Art exhibit opening: The stories that make us Storrs 

Aniqa Islam and Alexis Montro presenting “Efforts & Fears” by Nooshin Farashaei. Photo courtesy of Author.

On Monday, Nov. 13, a unique art exhibit was opened, arranging artworks in three locations on the Storrs campus. A recent revelation, created through the collaboration of the University of Connecticut Global Affairs and McMahon Residence Hall, the works of over 35 artists are now on display in the Global House Lounge in McMahon, the Center for International Students and Scholars and the Global Affairs Hallway in the Rowe Center for Undergraduate Education. These efforts are the culmination of students, staff and faculty. 

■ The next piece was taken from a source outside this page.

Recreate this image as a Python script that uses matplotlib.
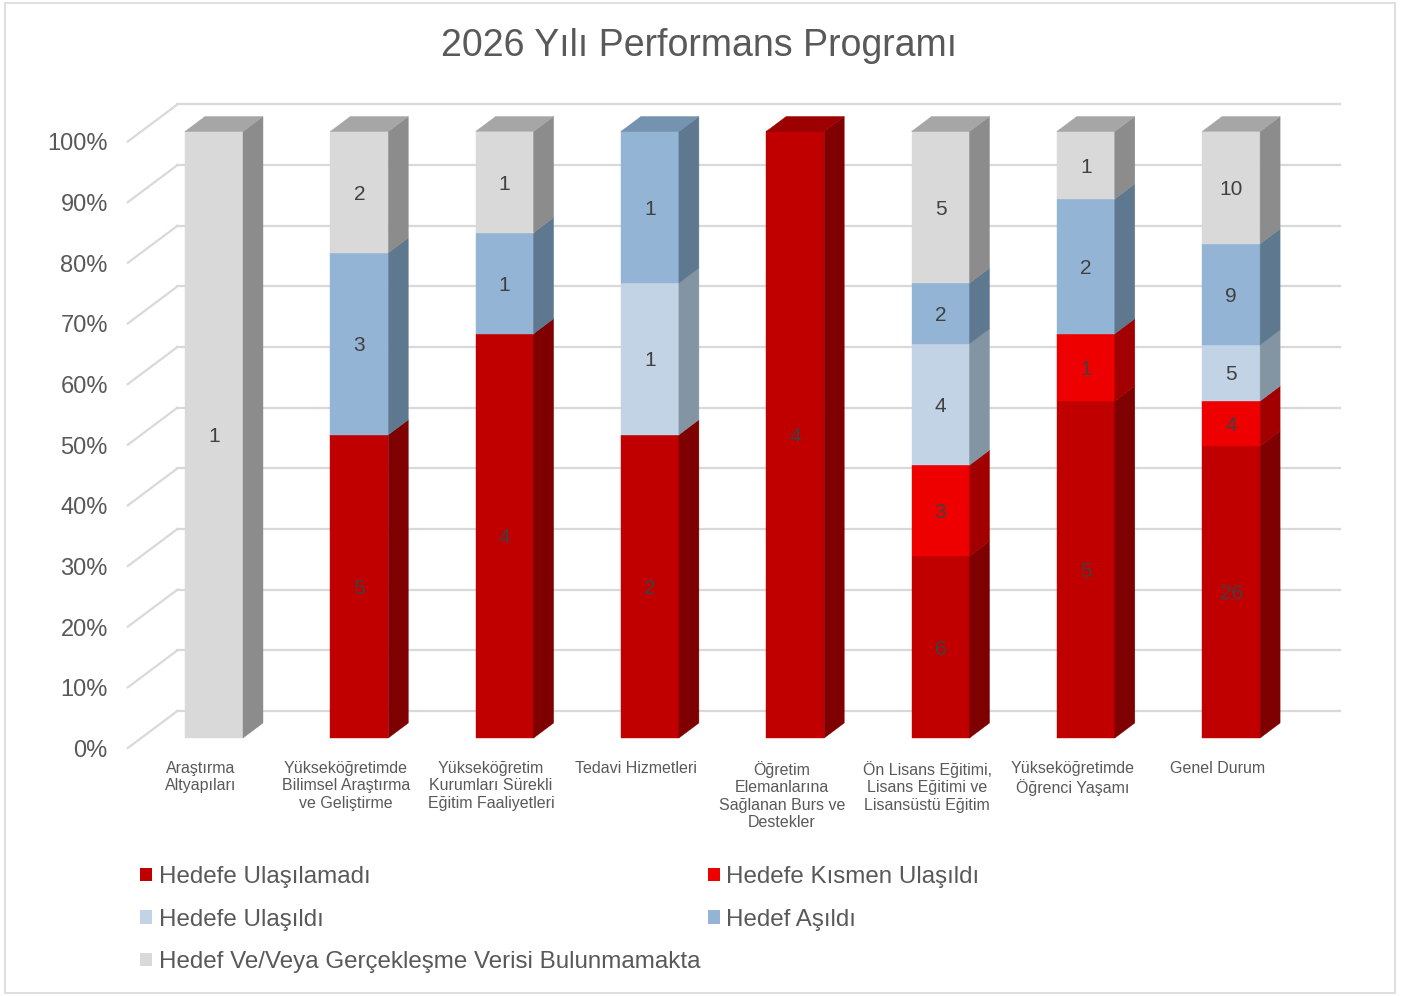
import matplotlib
matplotlib.use('Agg')
import matplotlib.pyplot as plt
from matplotlib.patches import Polygon, Patch, Rectangle

plt.rcParams['font.family'] = ['Liberation Sans', 'DejaVu Sans']

# data
categories = ['Araştırma\nAltyapıları',
              'Yükseköğretimde\nBilimsel Araştırma\nve Geliştirme',
              'Yükseköğretim\nKurumları Sürekli\nEğitim Faaliyetleri',
              'Tedavi Hizmetleri',
              'Öğretim\nElemanlarına\nSağlanan Burs ve\nDestekler',
              'Ön Lisans Eğitimi,\nLisans Eğitimi ve\nLisansüstü Eğitim',
              'Yükseköğretimde\nÖğrenci Yaşamı',
              'Genel Durum']
series_names = ['Hedefe Ulaşılamadı', 'Hedefe Kısmen Ulaşıldı', 'Hedefe Ulaşıldı',
                'Hedef Aşıldı', 'Hedef Ve/Veya Gerçekleşme Verisi Bulunmamakta']
ulasilamadi = [0, 5, 4, 2, 4, 6, 5, 26]
kismen = [0, 0, 0, 0, 0, 3, 1, 4]
ulasildi = [0, 0, 0, 1, 0, 4, 0, 5]
asildi = [0, 3, 1, 1, 0, 2, 2, 9]
veri_yok = [1, 2, 1, 0, 0, 5, 1, 10]
yticks = [0, 10, 20, 30, 40, 50, 60, 70, 80, 90, 100]

# colours: front, side, top
front_cols = ['#C00000', '#EE0000', '#C2D3E6', '#93B4D5', '#D9D9D9']
side_cols = ['#7E0000', '#A20000', '#8394A3', '#5E7890', '#8C8C8C']
top_cols = ['#9C0000', '#C80000', '#A2B3C4', '#7592AE', '#A6A6A6']

W, H = 1407, 996
PX_X = 145.3   # pixels per category
PX_Y = 6.065   # pixels per percent
fig = plt.figure(figsize=(W / 100, H / 100), dpi=100)
ax = fig.add_axes([0, 0, 1, 1])
ax.set_xlim(-214 / PX_X, (W - 214) / PX_X)
ax.set_ylim(-(H - 738) / PX_Y, 738 / PX_Y)
ax.axis('off')

bw = 58 / PX_X
bdx, bdy = 20 / PX_X, 15 / PX_Y      # bar depth
wdx, wdy = 36 / PX_X, 27 / PX_Y      # back wall
fdx, fdy = -13.5 / PX_X, -10 / PX_Y  # front floor edge
grid_c = '#D9D9D9'
txt_c = '#595959'

# gridlines on the back wall + diagonal at left
for t in yticks:
    ax.plot([-0.5 + wdx, 7.5 + wdx], [t + wdy, t + wdy], color=grid_c, lw=1.6, zorder=1)
    ax.plot([-0.5 + fdx, -0.5 + wdx], [t + fdy, t + wdy], color=grid_c, lw=1.6, zorder=1)
    ax.text(-0.5 + fdx - 20 / PX_X, t + fdy - 3 / PX_Y, f'{t}%', ha='right', va='center',
            fontsize=17, color=txt_c)

series = [ulasilamadi, kismen, ulasildi, asildi, veri_yok]
for i in range(len(categories)):
    total = sum(s[i] for s in series)
    bottom = 0
    segs = [(k, s[i] / total * 100) for k, s in enumerate(series) if s[i] > 0]
    for j, (k, h) in enumerate(segs):
        x0, x1 = i - bw / 2, i + bw / 2
        y0, y1 = bottom, bottom + h
        ax.add_patch(Polygon([(x0, y0), (x1, y0), (x1, y1), (x0, y1)],
                             facecolor=front_cols[k], edgecolor=front_cols[k], lw=0.3, zorder=3))
        ax.add_patch(Polygon([(x1, y0), (x1 + bdx, y0 + bdy), (x1 + bdx, y1 + bdy), (x1, y1)],
                             facecolor=side_cols[k], edgecolor=side_cols[k], lw=0.3, zorder=3))
        if j == len(segs) - 1:
            ax.add_patch(Polygon([(x0, y1), (x1, y1), (x1 + bdx, y1 + bdy), (x0 + bdx, y1 + bdy)],
                                 facecolor=top_cols[k], edgecolor=top_cols[k], lw=0.3, zorder=3))
        ax.text(i, (y0 + y1) / 2 - 2 / PX_Y, str(series[k][i]), ha='center', va='center',
                fontsize=15, color='#404040', zorder=4)
        bottom = y1
    ax.text(i + fdx, -13 / PX_Y + fdy, categories[i], ha='center', va='top',
            fontsize=11.5, color=txt_c, linespacing=1.2)

fig.text(0.497, 1 - 46 / H, '2026 Yılı Performans Programı', ha='center', va='center',
         fontsize=27, color=txt_c)

# legend (column-major order to match)
order = [0, 2, 4, 1, 3]
handles = [Patch(facecolor=front_cols[k], edgecolor='none') for k in order]
labels = [series_names[k] for k in order]
fig.legend(handles, labels, ncol=2, loc='upper left', bbox_to_anchor=(140 / W, 1 - 866 / H),
           frameon=False, fontsize=17.4, handlelength=0.5, handleheight=0.5,
           handletextpad=0.28, columnspacing=0.3, labelspacing=0.85,
           borderaxespad=0, borderpad=0, labelcolor=txt_c)

fig.patches.append(Rectangle((5 / W, 3 / H), 1390 / W, 990 / H, transform=fig.transFigure,
                             fill=False, edgecolor='#D9D9D9', lw=1.2))

fig.savefig('out.png', dpi=100)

Presented by Aniqa Islam, the Multimedia Content Producer for the Office of Global Affairs, and Alexis Monteiro, the Residence Hall Director of McMahon, their respective offices shared an interest in “thinking about ways to tell stories,” as Monteiro puts it. He prefaces the presentation by noting the importance of acknowledging the history of our land, which has been maintained by various tribes of Indigenous peoples for centuries and labored over by enslaved Black people at a point in history. 

The idea for the exhibit stemmed from New York photographer, Brandon Stanton, who runs the “Humans of New York” brand of everyday photography on social media. His inspiration can be seen in photographs of Adam Prince, a freshman hailing from Dubai, near campus locations like the Student Recreation Center that many students walk past every day. The point to be made here is that regardless of our cultures and backgrounds, we are all here at UConn now, creating an amalgamation of experiences that are expressed through exhibits like this. 

There are included photographs taken here in the United States, France and Africa, the latter of which was shown through a trip taken by student Claire Cathers, thanks to UConn. She captures the vibrancy of nature and architecture through the many pictures provided of the trip in all three locations of the exhibit. Other featured photographs include the interior of a vast French cathedral to simple still shots of squirrels.  

Islam asserts, “I’ve always believed that artwork has a way of transcending these cultural and language boundaries, and it’s one of the few mediums that…can go across all cultures and boundaries.” 

Not all of the artwork was of the photographic medium, though. Collages and even poems spanned the walls of these buildings. However, the most captivating piece came in the form of a 2D-motion video titled “Efforts & Fears” by Nooshin Farashaei, published in 2021. The video, viewable on YouTube, played on a loop for all onlookers to view in its entirety. It begins with a sitting woman depicted through dot art, reminiscent of pointillism. The video then zooms in on the dots, revealing empowering mantras, and once the video zooms back out, the woman is revealed to be performing a handstand, “a metaphorical representation of achieving stability and success in a new land,” according to Farashaei, who faced a long and arduous immigration journey herself. This piece displayed in such glory represents the strength of an exhibit like this, breathing a new life into these artworks by giving them a fresh set of eyes to feast upon them, especially in person and not merely through the internet. 

Photographs of Priyanshi Sitlani and friends. Artwork by Aniqa Islam. Photo courtesy of Author.

After giving acknowledgments and concluding the presentation, I spoke with Islam, who stated, “Humans of UConn is an art exhibit that celebrates the global impact of our university, on behalf of international education.” She further elaborated, “Our goals with this exhibit ultimately lie with celebrating all of the stories and unique narratives that come together to make our community as diverse and as vibrant as possible.”  

Fittingly, there was a particular focus on celebrating international students in the Center for International Students and Scholars, and there were many pieces representing South Korea in the Global Affairs Hallway in Rowe, such as one thought-provoking photograph showing South Korean citizens using smartphones in an old cultural building. 

Assorted cookies, brownies and refreshments were also provided at all three locations by McMahon staff, which definitely enhanced the viewing pleasure for all. 

The exhibit will remain open in all three locations for the remainder of this semester, so feel free to peruse them if you get the chance!